> _Given information_
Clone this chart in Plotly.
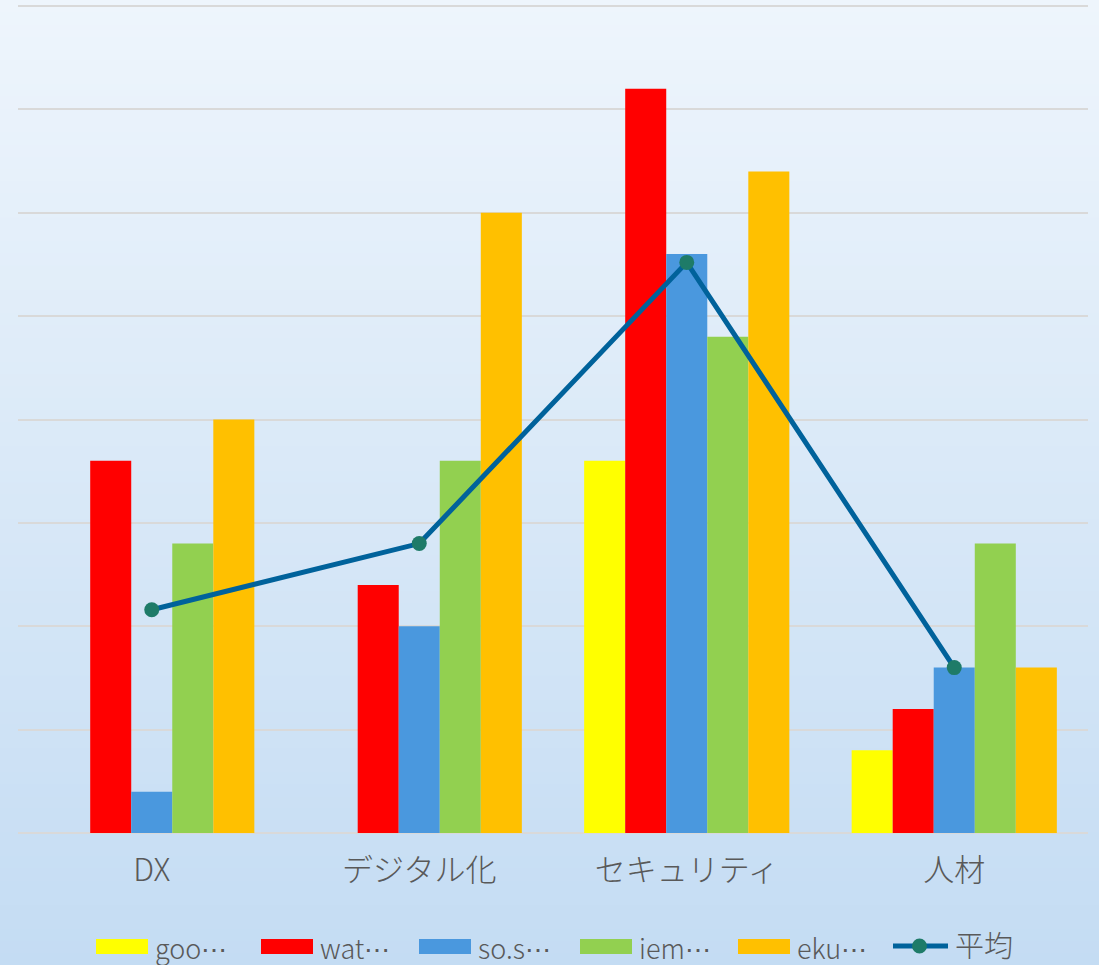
import plotly.graph_objects as go

categories = ["DX", "デジタル化", "セキュリティ", "人材"]
series_names = ["goo⋯", "wat⋯", "so.s⋯", "iem⋯", "eku⋯"]
goo = [0, 0, 18, 4]
wat = [18, 12, 36, 6]
sos = [2, 10, 28, 8]
iem = [14, 18, 24, 14]
eku = [20, 30, 32, 8]
avg_name = "平均"
avg = [10.8, 14, 27.6, 8]

colors = ["#FFFF00", "#FF0000", "#4A98DE", "#92D050", "#FFC000"]
line_color = "#00629B"
marker_color = "#1E7B68"

W, H = 1099, 965
ml, mr, mt, mb = 18, 11, 5, 132
pw, ph = W - ml - mr, H - mt - mb
FONT = "Noto Sans CJK JP"

def px_x(px):
    return (px - ml) / pw

def px_y(py):
    return (H - mb - py) / ph

def legend_label(name):
    # render the truncation mark as a centred ellipsis
    return name.replace("⋯", '<span style="font-family:DejaVu Sans;font-size:26px">⋯</span>')

fig = go.Figure()
for name, vals, c in zip(series_names, [goo, wat, sos, iem, eku], colors):
    fig.add_trace(go.Bar(x=categories, y=vals, name=name, marker_color=c,
                         marker_line=dict(width=0), showlegend=False))
fig.add_trace(go.Scatter(x=categories, y=avg, name=avg_name, mode="lines+markers",
                         line=dict(color=line_color, width=5),
                         marker=dict(color=marker_color, size=15),
                         showlegend=False))

shapes = []
# gradient background
top = (0xEE, 0xF5, 0xFC)
bot = (0xC4, 0xDC, 0xF3)
n = 80
for i in range(n):
    t = i / (n - 1)
    col = tuple(round(top[k] + (bot[k] - top[k]) * t) for k in range(3))
    y0 = i * H / n
    y1 = (i + 1) * H / n + 1
    shapes.append(dict(type="rect", xref="paper", yref="paper", layer="below",
                       x0=px_x(0), x1=px_x(W), y0=px_y(y1), y1=px_y(y0),
                       line=dict(width=0), fillcolor="rgb(%d,%d,%d)" % col))

# manual legend
legend_items = [
    (96, 148, 153),
    (261, 313, 318),
    (419, 471, 476),
    (580, 632, 637),
    (738, 790, 795),
]
annotations = []
for (x0, x1, tx), name, c in zip(legend_items, series_names, colors):
    shapes.append(dict(type="rect", xref="paper", yref="paper",
                       x0=px_x(x0), x1=px_x(x1), y0=px_y(954), y1=px_y(939),
                       line=dict(width=0), fillcolor=c))
    annotations.append(dict(text=legend_label(name), xref="paper", yref="paper", x=px_x(tx), y=px_y(947),
                            xanchor="left", yanchor="middle", showarrow=False,
                            font=dict(size=27, color="#595959", family=FONT, weight=300)))
shapes.append(dict(type="line", xref="paper", yref="paper", x0=px_x(893), x1=px_x(948),
                   y0=px_y(946), y1=px_y(946), line=dict(color=line_color, width=5)))
shapes.append(dict(type="circle", xref="paper", yref="paper", x0=px_x(912), x1=px_x(927),
                   y0=px_y(953.5), y1=px_y(938.5), line=dict(width=0), fillcolor=marker_color))
annotations.append(dict(text=avg_name, xref="paper", yref="paper", x=px_x(953), y=px_y(944),
                        xanchor="left", yanchor="middle", showarrow=False,
                        font=dict(size=29, color="#595959", family=FONT, weight=300)))

fig.update_layout(
    width=W, height=H,
    margin=dict(l=ml, r=mr, t=mt, b=mb),
    paper_bgcolor="#D9E8F7",
    plot_bgcolor="rgba(0,0,0,0)",
    barmode="group", bargap=0.233, bargroupgap=0,
    shapes=shapes, annotations=annotations,
    font=dict(family=FONT, color="#595959"),
    xaxis=dict(showgrid=False, showline=False, zeroline=False, ticks="",
               tickfont=dict(size=31, color="#595959", family=FONT, weight=300),
               ticklabelstandoff=16),
    yaxis=dict(range=[0, 40.05], tickvals=[5, 10, 15, 20, 25, 30, 35, 40],
               showticklabels=False, gridcolor="#D9D9D9",
               gridwidth=2, zeroline=True, zerolinecolor="#D9D9D9", zerolinewidth=2,
               showline=False),
)
fig.write_html("out.html", config={"displayModeBar": False},
               post_script="document.body.style.margin='0';document.body.style.overflow='hidden';")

> _Work required_
Please quote the lines of the material, beginning with the first and ending with the one that contains "return (H - mb - py) / ph", exactly as written and without any pictures.

> _Output_
Clone this chart in Plotly.
import plotly.graph_objects as go

categories = ["DX", "デジタル化", "セキュリティ", "人材"]
series_names = ["goo⋯", "wat⋯", "so.s⋯", "iem⋯", "eku⋯"]
goo = [0, 0, 18, 4]
wat = [18, 12, 36, 6]
sos = [2, 10, 28, 8]
iem = [14, 18, 24, 14]
eku = [20, 30, 32, 8]
avg_name = "平均"
avg = [10.8, 14, 27.6, 8]

colors = ["#FFFF00", "#FF0000", "#4A98DE", "#92D050", "#FFC000"]
line_color = "#00629B"
marker_color = "#1E7B68"

W, H = 1099, 965
ml, mr, mt, mb = 18, 11, 5, 132
pw, ph = W - ml - mr, H - mt - mb
FONT = "Noto Sans CJK JP"

def px_x(px):
    return (px - ml) / pw

def px_y(py):
    return (H - mb - py) / ph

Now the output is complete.